By the time he was 10, Patrick McBrayer had recorded two CDs of his work and won a regional composing competition. Now his young career is taking its next step as one of his pieces makes its world premiere Monday.
Patrick, a fifth-grader at Riverview Elementary School, composed the piece, “To the Beach,” when he was 9, orchestrated it when he was 10 and, at age 11, will make his debut on the Community Concert Hall stage as the piano soloist on the piece with the San Juan Youth Symphony.
“Concert wear is all black, except for you, maestro,” San Juan Youth Symphony Music Director and Conductor Lech Usinowicz said to Patrick at Monday night’s rehearsal. “You get to wear whatever you want, but you might run it by your mom first.”
Patrick’s journey is bolstered by talent, hard work and adults who have helped him develop his talent.
He has been musical since he was a toddler, said his mother, Anna McBrayer.
“When he was about 3, he created rhythms we couldn’t replicate,” she said of herself and her husband, Justin McBrayer. “We thought, ‘Maybe he has a sense of music.’ And he was the kind of toddler who had 20 pots and pans out to play elaborate stuff.”
After he turned 4, they enrolled him in Gabrielle Dugan’s Art, Music and Movement course for students ages 3 to 5. Based on a book she wrote years ago, Dugan designed the class to be full of play, and students learn music foundations by composing and playing pieces.
“He was composing when he was just barely learning to read music,” Anna McBrayer said. “He was making up relatively interesting pieces at the age of 5.”
Dugan, the founder of the Four Corners Music Teachers Association, is one of a number of adults who have invested in Patrick’s musical growth.
“We didn’t have access to a real, live composer in Durango,” she said. “At a Colorado Music Teachers Association meeting, I heard about a Colorado composer named Toby Tenenbaum. I heard his CD and wondered, ‘Where is this guy in Colorado?’”
Tenenbaum lives in Boulder, and she drove up to meet him, inviting him to Durango to put on a composition festival, which has continued for four years.
“He was a child composer, too, starting at 10, and the relationship he and Patrick have formed is very stimulating for Patrick,” Dugan said. “Meeting a real-life composer made Patrick think, ‘I can do this.’”

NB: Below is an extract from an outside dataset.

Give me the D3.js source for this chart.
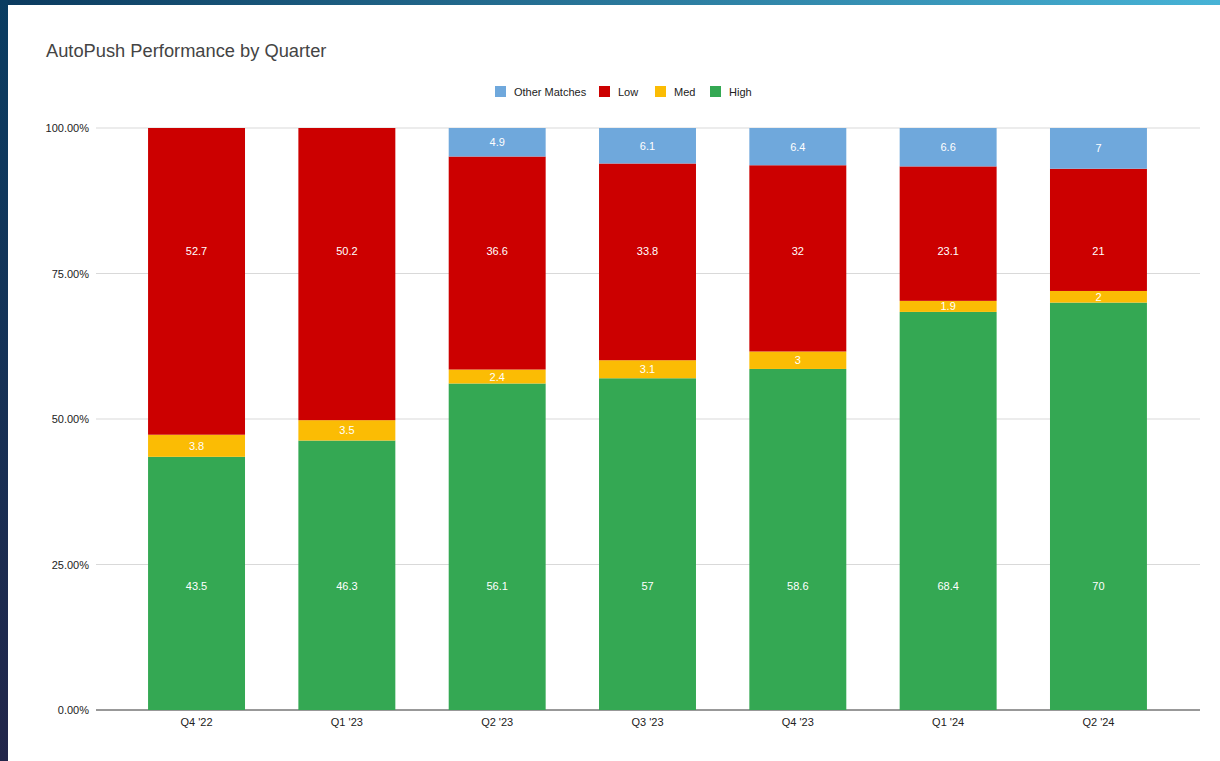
<!DOCTYPE html>
<html>
<head>
<meta charset="utf-8">
<script src="https://cdn.jsdelivr.net/npm/d3@7"></script>
<style>
  html, body { margin: 0; padding: 0; background: #fff; }
  svg { display: block; font-family: "Liberation Sans", Arial, sans-serif; }
</style>
</head>
<body>
<svg id="chart" width="1220" height="761"></svg>
<script>
// quarters and stacked series values (percent)
const quarters = ["Q4 '22", "Q1 '23", "Q2 '23", "Q3 '23", "Q4 '23", "Q1 '24", "Q2 '24"];
const high = [43.5, 46.3, 56.1, 57, 58.6, 68.4, 70];
const med = [3.8, 3.5, 2.4, 3.1, 3, 1.9, 2];
const low = [52.7, 50.2, 36.6, 33.8, 32, 23.1, 21];
const otherMatches = [0, 0, 4.9, 6.1, 6.4, 6.6, 7];
const yTicks = [0, 0.25, 0.5, 0.75, 1];

const seriesNames = ['High', 'Med', 'Low', 'Other Matches'];
const seriesValues = [high, med, low, otherMatches];
const colors = { 'High': '#34a853', 'Med': '#fbbc04', 'Low': '#cc0000', 'Other Matches': '#6fa8dc' };
const legendOrder = ['Other Matches', 'Low', 'Med', 'High'];
// the sheet puts labels of the tall segments at a shared level, not at the segment centre
const labelLevel = { 'High': 21.3, 'Low': 78.9 };

const svg = d3.select('#chart');

// frame around the chart (screenshot border)
const defs = svg.append('defs');
const topGrad = defs.append('linearGradient').attr('id', 'topGrad');
topGrad.append('stop').attr('offset', '0%').attr('stop-color', '#0b3a5e');
topGrad.append('stop').attr('offset', '100%').attr('stop-color', '#47b3d6');
const leftGrad = defs.append('linearGradient').attr('id', 'leftGrad')
  .attr('x1', 0).attr('y1', 0).attr('x2', 0).attr('y2', 1);
leftGrad.append('stop').attr('offset', '0%').attr('stop-color', '#0a3d62');
leftGrad.append('stop').attr('offset', '100%').attr('stop-color', '#22264a');
svg.append('rect').attr('x', 0).attr('y', 0).attr('width', 1220).attr('height', 5).attr('fill', 'url(#topGrad)');
svg.append('rect').attr('x', 0).attr('y', 0).attr('width', 8).attr('height', 761).attr('fill', 'url(#leftGrad)');

const margin = { left: 96, right: 1200, top: 128, bottom: 710 };

const rows = quarters.map(function (q, i) {
  const row = { quarter: q };
  seriesNames.forEach(function (s, j) { row[s] = seriesValues[j][i]; });
  return row;
});
const stacked = d3.stack().keys(seriesNames)(rows);

const x = d3.scaleBand().domain(quarters).range([121, 1174]).paddingInner(0.355).paddingOuter(0.18);
const y = d3.scaleLinear().domain([0, 100]).range([margin.bottom, margin.top]);

// title
svg.append('text')
  .attr('x', 46).attr('y', 57)
  .attr('font-size', 18.3).attr('fill', '#444')
  .text('AutoPush Performance by Quarter');

// gridlines and y labels
const yAxis = svg.append('g');
yAxis.selectAll('line').data(yTicks).join('line')
  .attr('x1', margin.left).attr('x2', margin.right)
  .attr('y1', function (d) { return y(d * 100); })
  .attr('y2', function (d) { return y(d * 100); })
  .attr('stroke', function (d) { return d === 0 ? '#333' : '#d9d9d9'; })
  .attr('stroke-width', 1);
yAxis.selectAll('text').data(yTicks).join('text')
  .attr('x', 89).attr('y', function (d) { return y(d * 100) + 4; })
  .attr('text-anchor', 'end').attr('font-size', 11).attr('fill', '#222')
  .text(function (d) { return d3.format('.2%')(d); });

// bars
const layers = svg.append('g').selectAll('g').data(stacked).join('g')
  .attr('fill', function (d) { return colors[d.key]; });
layers.selectAll('rect').data(function (d) { return d; }).join('rect')
  .attr('x', function (d) { return x(d.data.quarter); })
  .attr('width', x.bandwidth())
  .attr('y', function (d) { return y(d[1]); })
  .attr('height', function (d) { return Math.max(0, y(d[0]) - y(d[1])); });

// value labels
const labels = svg.append('g');
stacked.forEach(function (layer) {
  labels.selectAll(null).data(layer.filter(function (d) { return d[1] - d[0] > 0; })).join('text')
    .attr('x', function (d) { return x(d.data.quarter) + x.bandwidth() / 2; })
    .attr('y', function (d) {
      const level = labelLevel[layer.key];
      const v = level !== undefined ? level : (d[0] + d[1]) / 2;
      return y(v) + 4;
    })
    .attr('text-anchor', 'middle').attr('font-size', 11).attr('fill', '#fff')
    .text(function (d) { return d.data[layer.key]; });
});

// x labels
svg.append('g').selectAll('text').data(quarters).join('text')
  .attr('x', function (d) { return x(d) + x.bandwidth() / 2; })
  .attr('y', 726)
  .attr('text-anchor', 'middle').attr('font-size', 11).attr('fill', '#222')
  .text(function (d) { return d; });

// legend
const legendX = [495, 599, 655, 710];
const legend = svg.append('g').selectAll('g').data(legendOrder).join('g')
  .attr('transform', function (d, i) { return 'translate(' + legendX[i] + ',86)'; });
legend.append('rect').attr('width', 11).attr('height', 11)
  .attr('fill', function (d) { return colors[d]; });
legend.append('text').attr('x', 19).attr('y', 10)
  .attr('font-size', 11).attr('fill', '#222')
  .text(function (d) { return d; });
</script>
</body>
</html>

Another important connection came through St. Mark’s Episcopal Church, which the McBrayer family attends. Scott Hagler, the church’s former music director and a concert musician, taught Patrick orchestration, Anna McBrayer said. His school music teachers, Bill LaShell and Curtis Storm at Park Elementary School and now Shannon Fontenot, the music specialist at Riverview, have all added to his knowledge.
At Riverview, Patrick began studying the cello, and Fontenot lets him use a variety of instruments she keeps in her office.
“I helped get it (“To the Beach”) notated properly for orchestra,” she said. “We spent Friday afternoons making sure it was how he wanted it after I read the parts and after listening to his piano and garage band recordings of it.”
Fontenot got the symphony interested in playing the piece.
“Patrick originally orchestrated this for strings and piano,” she said, “because he wanted his classmates to perform it with him. But when we determined elementary students didn’t have the skills to perform the piece, I approached Lech, and we added percussion and got parts for the winds who play in C.”
Usinowicz loves to inspire kids to play music. In addition to the advanced students’ symphony, he also teaches and directs two orchestras each at Bayfield Elementary and Middle schools, one at Bayfield High School and the Durango Chamber Music Academy.
“I’d had one other experience of working with a student composer,” he said, “when the San Juan Symphony decided to do a piece by Corey Protheroe. I saw the remarkable things it did for his confidence. I thought this could catapult this student’s confidence in his music.”
Dugan said Patrick is a talented pianist, but his hands haven’t grown as fast as his expertise.
“He’s playing (Frédéric) Chopin’s preludes and (Ludwig van) Beethoven’s sonatas,” Dugan said, “but we have to make adjustments because of his small hands. Sometimes, we adjust the fingering, maybe playing one note in a chord with his left hand. I’d love to see him play Brahms, but his fingers just aren’t long enough yet.”
But whatever she assigns, he completes it.
“Talent is a gift, and it’s great,” she said. “But if you don’t put in the hard work, talent is nothing, and his work ethic is so terrific. He does it for the love of music and the joy it brings not only himself but other people.
“I consider him a prodigy. But he’s also just like any other kid, a pretty happy-go-lucky kid. And he’s a humble little human being.”
Soccer, mountain biking, hiking, camping and freestyle skiing are all on his list of fun things to do.
“I’m interested in architecture, too, and I’m really into science,” Patrick said.
His parents take care to keep it that way, Anna McBrayer said.
“We’ve been really careful not to overcommit,” she said. “The music is just our normal.”